The project, estimated to cost around Rs 1,200 crore, will require about 400 acres of land and is expected to be ready after two years.
The project is being taken up by the water resources and tourism ministries in a bid to increase tourism.
Irrigation minister DK Shivakumar said, "We are just coming up with an amusement park for tourism, like Disneyland. Mysore is a destination for tourism. There is the famous Brindavan Garden and we want to enrich it. We want the world to look at it.
The proposal comes after Prime Minister Narendra Modi unveiled the world's tallest statue in Gujarat last month. The nearly 600-foot long Statue of Unity, costing Rs 2,989 crore, was built in honour of freedom fighter and India's first Home Minister Sardar Vallabhbhai Patel.
Mr Shivakumar, however, said their project is in no way connected to Gujarat's Statue of Unity.
He said the proposal (for the statue) suggests that water will pour from Goddess Cauvery and there will be a place for people to watch from a tower. "It is (like) a tower," he added.
"Architects who have done such projects around the country have given a proposal. It is just a concept. We are not investing any money for any statue or involving any government funds for this. The land is ours and it is public-private participation where we are asking investors to come and invest," he said.
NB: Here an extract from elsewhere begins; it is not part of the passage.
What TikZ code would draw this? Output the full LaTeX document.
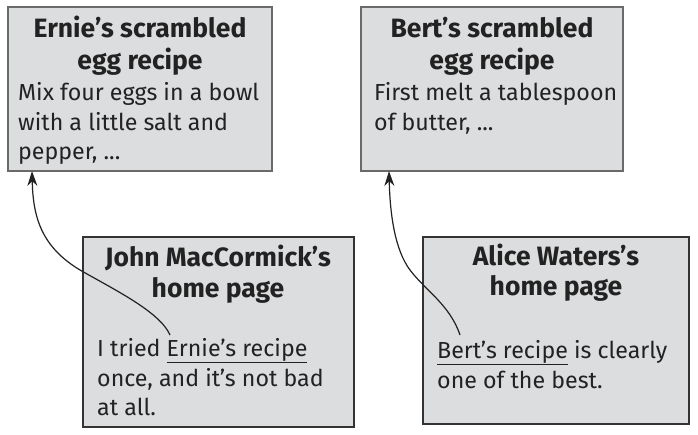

The irrigation minister said the aim of the project is to create a tourist destination and generate revenues for the government as well as employment opportunities.
"We will do it in a transparent way. We placed it before the Assembly in the budget," he added.
Public opinion is, however, mixed on the issue.
A resident, Suresh, told NDTV: "It is unnecessary. There is health and education and there is no use in making statues."
Another resident, Siddappa G, said: "It is a good thing. We should have something like this in Bangalore also. It will encourage tourism."
The Cauvery River is a lifeline for much of southern Karnataka. However, a water sharing dispute has been a bone of contention between Karnataka and Tamil Nadu since the time of the British Raj. Many of the districts in both states are dependent on Cauvery for irrigation, while Bengaluru gets its water from the river.